BONE, TEROPONGSULSELJAYA.com, -Gelombang perlawanan rakyat Bone terhadap kenaikan Pajak Bumi dan Bangunan Perdesaan dan Perkotaan (PBB-P2) yang melonjak hingga 300 persen akhirnya memaksa Pemerintah Kabupaten (Pemkab) Bone mundur. Namun keputusan yang diambil Selasa malam, 19 Agustus 2025, hanya berupa penundaan, bukan pembatalan.
Sekitar pukul 00.43 dini hari, aparat kepolisian yang sejak siang berhadap-hadapan dengan ribuan massa memilih mundur setelah kesepakatan dengan koordinator lapangan aksi. Massa tetap bertahan, menolak pulang sebelum pemerintah memberikan jawaban tegas.

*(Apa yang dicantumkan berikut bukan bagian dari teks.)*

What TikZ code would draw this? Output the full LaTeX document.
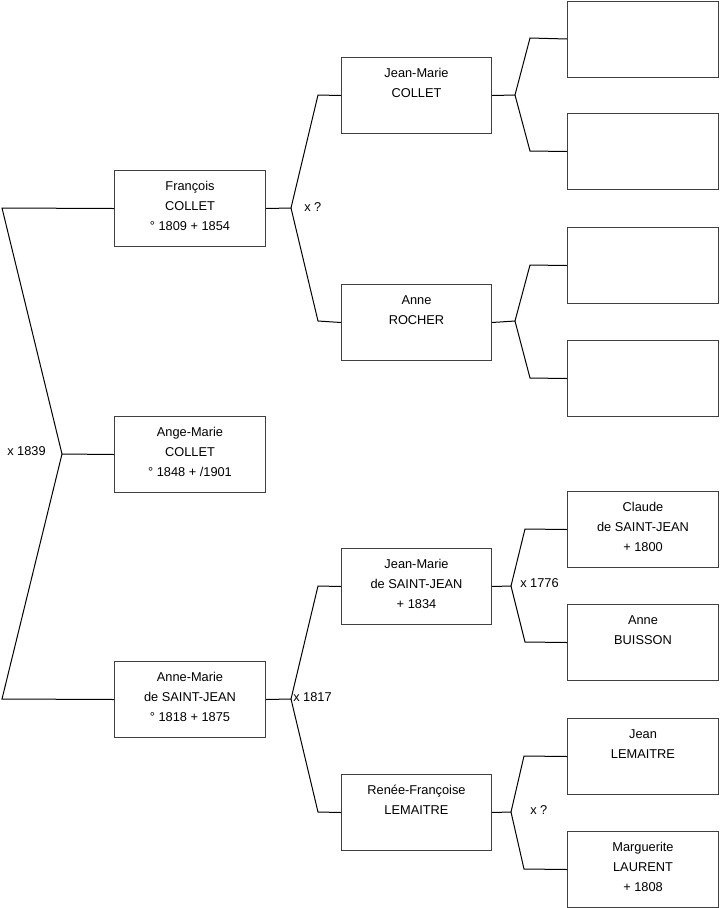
\documentclass[tikz,border=0pt]{standalone}
\usepackage{fontspec}
\setmainfont{Liberation Sans}
\begin{document}
\begin{tikzpicture}[x=0.75pt,y=-0.75pt,
  pbox/.style={draw=black!75, line width=0.75pt, inner sep=0pt, anchor=north west, minimum height=57pt},
  w1/.style={pbox, minimum width=113.25pt},
  w2/.style={pbox, minimum width=112.5pt},
  w3/.style={pbox, minimum width=113.25pt},
  ptext/.style={anchor=north, align=center, inner sep=0pt, font=\fontsize{9.6}{15}\selectfont, yshift=-8.2pt},
  mlabel/.style={anchor=west, inner sep=0pt, font=\fontsize{9.6}{11}\selectfont},
  conn/.style={draw=black, line width=0.75pt}]
\useasboundingbox (0,0) rectangle (719,908);
% level 1
\node[w1] (fc) at (114,170) {};
\node[w1] (ange) at (114,416) {};
\node[w1] (am) at (114,661) {};
% level 2
\node[w2] (jmc) at (341,57) {};
\node[w2] (ar) at (341,284) {};
\node[w2] (jmsj) at (341,548) {};
\node[w2] (rf) at (341,774) {};
% level 3
\node[w3] (g1) at (567,0.5) {};
\node[w3] (g2) at (567,113) {};
\node[w3] (g3) at (567,227) {};
\node[w3] (g4) at (567,340) {};
\node[w3] (cl) at (567,491) {};
\node[w3] (ab) at (567,604) {};
\node[w3] (jl) at (567,718) {};
\node[w3] (ml) at (567,831) {};
% texts
\node[ptext] (tfc) at (fc.north) {François\\COLLET\\° 1809 + 1854};
\node[ptext] (tange) at (ange.north) {Ange-Marie\\COLLET\\° 1848 + /1901};
\node[ptext] (tam) at (am.north) {Anne-Marie\\de SAINT-JEAN\\° 1818 + 1875};
\node[ptext] (tjmc) at (jmc.north) {Jean-Marie\\COLLET};
\node[ptext] (tar) at (ar.north) {Anne\\ROCHER};
\node[ptext] (tjmsj) at (jmsj.north) {Jean-Marie\\de SAINT-JEAN\\+ 1834};
\node[ptext] (trf) at (rf.north) {Renée-Françoise\\LEMAITRE};
\node[ptext] (tcl) at (cl.north) {Claude\\de SAINT-JEAN\\+ 1800};
\node[ptext] (tab) at (ab.north) {Anne\\BUISSON};
\node[ptext] (tjl) at (jl.north) {Jean\\LEMAITRE};
\node[ptext] (tml) at (ml.north) {Marguerite\\LAURENT\\+ 1808};
% coordinates
\coordinate (v0) at (62,454);
\coordinate (a0) at (2,208);
\coordinate (b0) at (2,699);
\coordinate (v1) at (291,208);
\coordinate (a1) at (318,95);
\coordinate (b1) at (318,321);
\coordinate (v2) at (291,699);
\coordinate (a2) at (318,586);
\coordinate (b2) at (318,812);
\coordinate (v3) at (515,95);
\coordinate (a3) at (530,38);
\coordinate (b3) at (530,151);
\coordinate (v4) at (515,321);
\coordinate (a4) at (530,265);
\coordinate (b4) at (530,378);
\coordinate (v5) at (511,586);
\coordinate (a5) at (525,529);
\coordinate (b5) at (525,642);
\coordinate (v6) at (511,812);
\coordinate (a6) at (524,756);
\coordinate (b6) at (524,869);
% connectors
\draw[conn] (fc.west) -- (a0) -- (v0) -- (b0) -- (am.west);
\draw[conn] (v0) -- (ange.west);
\draw[conn] (fc.east) -- (v1) -- (a1) -- (jmc.west);
\draw[conn] (v1) -- (b1) -- (ar.west);
\draw[conn] (am.east) -- (v2) -- (a2) -- (jmsj.west);
\draw[conn] (v2) -- (b2) -- (rf.west);
\draw[conn] (jmc.east) -- (v3) -- (a3) -- (g1.west);
\draw[conn] (v3) -- (b3) -- (g2.west);
\draw[conn] (ar.east) -- (v4) -- (a4) -- (g3.west);
\draw[conn] (v4) -- (b4) -- (g4.west);
\draw[conn] (jmsj.east) -- (v5) -- (a5) -- (cl.west);
\draw[conn] (v5) -- (b5) -- (ab.west);
\draw[conn] (rf.east) -- (v6) -- (a6) -- (jl.west);
\draw[conn] (v6) -- (b6) -- (ml.west);
% marriage labels
\node[mlabel] (m0) at (7,451) {x 1839};
\node[mlabel] (m1) at (304,207) {x ?};
\node[mlabel] (m2) at (293,697) {x 1817};
\node[mlabel] (m3) at (520,583) {x 1776};
\node[mlabel] (m4) at (530,810) {x ?};
\end{tikzpicture}
\end{document}
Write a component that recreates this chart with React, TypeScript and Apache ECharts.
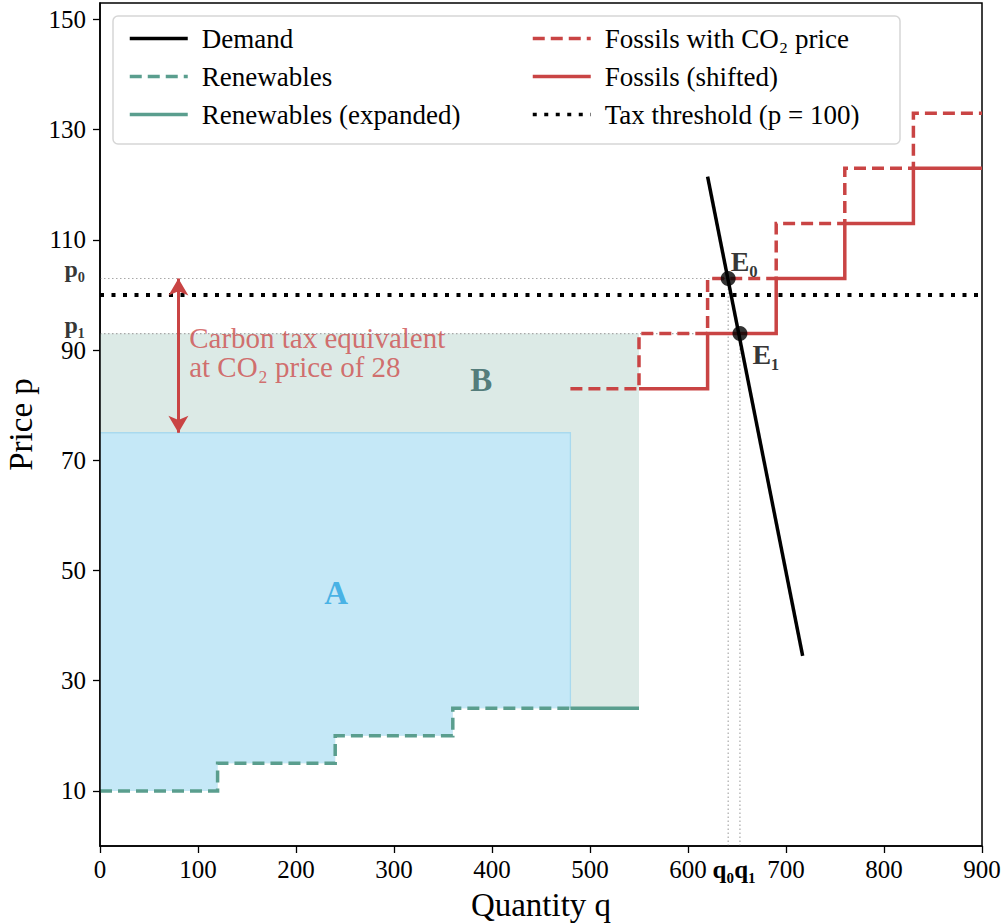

Sekda Bone, Andi Saharuddin, akhirnya mengumumkan penundaan kebijakan tersebut. Ia menyebut kenaikan PBB-P2 merupakan “temuan dari pemerintahan sebelumnya” dan menegaskan bahwa kebijakan itu akan dikaji ulang. “Kita tunda dan akan evaluasi total,” ujarnya.
Namun, di tengah ribuan rakyat yang turun ke jalan, sosok Bupati Andi Asman Sulaiman dan wakilnya tidak pernah muncul. Ketidakhadiran pemimpin daerah ini menambah kekecewaan massa yang sejak awal menuntut dialog langsung.
“Pagar dijebol, chaos, dan rakyat tetap bertahan. Karena yang ditunggu bupati tak kunjung muncul,” kata Rian, salah satu peserta aksi.
Sejak 15 Agustus, posko perlawanan telah berdiri, dijaga mahasiswa dan relawan. Logistik rakyat datang dari sumbangan kecil: air mineral dalam kardus, makanan ringan, hingga terpal lusuh. Sementara itu, negara justru menurunkan 1.000 aparat TNI-Polri bersenjata lengkap, bahkan menembakkan gas air mata untuk membubarkan massa.
Koordinator Aliansi, Arfah, menegaskan bahwa penundaan bukan kemenangan sejati. “Kalau pemerintah keras, rakyat harus lebih keras,” tegasnya.
Bagi rakyat Bone, keputusan penundaan hanyalah bukti bahwa pemerintah baru bergerak ketika rakyat memaksa. Pertanyaan besar kini menggantung: apakah penundaan ini sekadar meredam amarah sesaat, atau awal dari perlawanan lebih besar jika kebijakan pajak tetap dipaksakan?